We often see it in faculty meetings, where older or more experienced faculty undercut or delegitimate younger or less experienced faculty views. If you know what you are dealing with in a meaningful way, it’s easier to address & cope with the stress of not being heard.
This article is worth reading for older or more experienced academics.
We often see them in faculty meetings, delegitimating the views of younger colleagues & colleagues who do not share their experience & may not know it. Take some time to give it a read, ask, is this me? You might not like how you respond.
I've been in both roles.
I've been discounted & diminished for various reasons - when I was young, I was told that I just didn't know; when I moved, I was told that was not how it was done around here; when I've disagreed, I've been told that my relevant experiences didn't matter; in one memorable moment, I was told that I hadn't worked at a good school, so I didn't understand; in another, I was told I was fat & come back after I worked out. The list is long. In no circumstance was it ok!
Whether young, early-career, or late-career, gaslighting sucks. It takes the air out of you & undermines your confidence.

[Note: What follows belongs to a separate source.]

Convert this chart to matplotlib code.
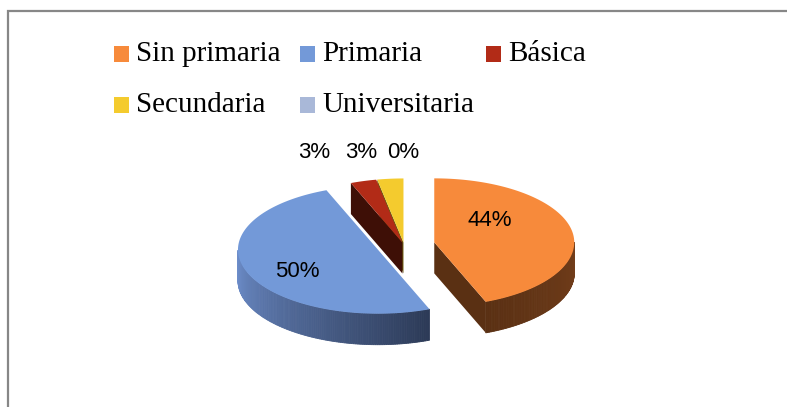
import numpy as np
import matplotlib
matplotlib.use("Agg")
import matplotlib.pyplot as plt
from matplotlib.patches import Polygon, Rectangle
from matplotlib.colors import to_rgb

# Datos
categorias = ['Sin primaria', 'Primaria', 'Básica', 'Secundaria', 'Universitaria']
porcentajes = [44, 50, 3, 3, 0]
etiquetas = ['44%', '50%', '3%', '3%', '0%']

# Colores (cara superior, lateral claro, lateral oscuro)
col_top = ['#F78A3B', '#7399D8', '#B22B17', '#F4CB2E', '#A9B8D8']
col_lado1 = ['#723D1A', '#6F90CE', '#541509', '#8C7A1A', '#6F7D99']
col_lado2 = ['#5A3013', '#2C3A57', '#3E0F06', '#6E5E10', '#55607A']

# Geometria del pastel (en pixeles)
CX, CY = 404, 245
RX, RY = 140, 64
H = 31
explode = [0.22, 0.20, 0.04, 0.04, 0.04]


def punto(cx, cy, r, ang):
    a = np.deg2rad(ang)
    return cx + RX * r * np.cos(a), cy - RY * r * np.sin(a)


def mezcla(c1, c2, f):
    a, b = np.array(to_rgb(c1)), np.array(to_rgb(c2))
    return tuple(a + (b - a) * f)


fig = plt.figure(figsize=(7.87, 4.07), dpi=100)
ax = fig.add_axes([0, 0, 1, 1])
ax.set_xlim(0, 787)
ax.set_ylim(407, 0)
ax.axis('off')

# Marco gris (arriba e izquierda)
fig.patches.append(Rectangle((8 / 787, -0.1), 1.2, (407 - 11) / 407 + 0.1,
                             transform=fig.transFigure, fill=False,
                             edgecolor='#878787', linewidth=1.6))

# Angulos de cada sector (sentido horario desde arriba)
total = sum(porcentajes)
cum = np.concatenate([[0], np.cumsum(porcentajes)])
sectores = []
for i in range(len(porcentajes)):
    hi = 90 - 360 * cum[i] / total
    lo = 90 - 360 * cum[i + 1] / total
    sectores.append((lo, hi))

# orden de dibujo: primero los de atras
orden = [4, 3, 2, 0, 1]
for i in orden:
    lo, hi = sectores[i]
    if hi - lo <= 0:
        continue
    mid = (lo + hi) / 2
    cx, cy = punto(CX, CY, explode[i], mid)

    # caras radiales
    for ang, vis in [(lo, np.cos(np.deg2rad(lo)) > 0), (hi, np.cos(np.deg2rad(hi)) < 0)]:
        if vis:
            x1, y1 = punto(cx, cy, 1, ang)
            ax.add_patch(Polygon([(cx, cy), (x1, y1), (x1, y1 + H), (cx, cy + H)],
                                 closed=True, facecolor=col_lado2[i], edgecolor='none'))

    # borde exterior
    angs = np.linspace(lo, hi, 200)
    vis_angs = [a for a in angs if np.sin(np.deg2rad(a)) < 0]
    if vis_angs:
        a0, a1 = vis_angs[0], vis_angs[-1]
        for k in range(len(angs) - 1):
            am = (angs[k] + angs[k + 1]) / 2
            if np.sin(np.deg2rad(am)) >= 0:
                continue
            f = (a1 - am) / (a1 - a0 + 1e-9)
            if i == 1:
                f = 1 - f
            c = mezcla(col_lado1[i], col_lado2[i], f)
            xa, ya = punto(cx, cy, 1, angs[k])
            xb, yb = punto(cx, cy, 1, angs[k + 1])
            ax.add_patch(Polygon([(xa, ya), (xb, yb), (xb, yb + H), (xa, ya + H)],
                                 closed=True, facecolor=c, edgecolor=c, linewidth=0.6))

    # cara superior
    xs, ys = punto(cx, cy, 1, np.linspace(hi, lo, 120))
    ax.add_patch(Polygon(np.column_stack([np.r_[cx, xs], np.r_[cy, ys]]),
                         closed=True, facecolor=col_top[i], edgecolor='none'))

# Etiquetas de porcentaje
fuente = dict(fontsize=16, family='Liberation Sans', color='black', ha='center', va='center')
for i in [0, 1]:
    lo, hi = sectores[i]
    mid = (lo + hi) / 2
    cx, cy = punto(CX, CY, explode[i], mid)
    r = 0.4 if i == 0 else 0.62
    x, y = punto(cx, cy, r, mid)
    dy = -17 if i == 0 else 7
    ax.text(x, y + dy, etiquetas[i], **fuente)

# etiquetas de los sectores pequenos, fuera del pastel
x_peq = [314, 361, 403]
for k, i in enumerate([2, 3, 4]):
    ax.text(x_peq[k], 153, etiquetas[i], **fuente)

# Leyenda (3 columnas de igual ancho)
for j, nombre in enumerate(categorias):
    fila, colm = divmod(j, 3)
    x0 = 114 + colm * 186
    y0 = 54 + fila * 51
    ax.add_patch(Rectangle((x0, y0 - 8), 15, 16, facecolor=col_top[j], edgecolor='none'))
    ax.text(x0 + 22, y0, nombre, fontsize=21, family='Liberation Serif',
            ha='left', va='center')

fig.savefig('out.png', dpi=100)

I've also discounted or diminished others, without thought, until I became a single parent, I didn't get the challenges many young females or caregiving faculty experience; until I moved, I didn't know how hard it is not to be heard as an experience faculty member; until I was aware of my privilege, I didn't know the challenges of faculty at less-privileged schools; until I was fat, I didn't realize the casual cruelty of youth-focused, fitness-focused academe. I have no excuses. I am sorry that I didn't understand.
As I enter the later stages of my career, I've learned the power of my words, particularly dismissive ones, & the harm they cause.
I have regrets for accepting and delivering gaslighting.
So what to do? If you are a victim of gaslighting?
The article has great tips - be self-aware, note when you feel manipulated, note who makes you anxious, talk to a trusted colleague or professional, and most of all - trust yourself - you are a faculty member for a reason - you know things!
So what to do? If you realize that you have a problem? & gaslight colleagues?
First, listen. You don't have to agree. Just listen.
Second, explain. If your opinion differs, let them know why. It does not need to be a long explanation. Your colleagues will appreciate it.
Third, monitor. If you notice colleagues avoid you, maybe the problem is you. Introspect and ask why. It's not fun. I know. It was necessary.
Fourth, accept losing. You may know things, but you don't know everything. Let others win.
Finally, change. Recruit a friend & permit them to call BS. You will change with enough feedback.
Old dogs can learn new tricks. I did.
Let's build a better academy together!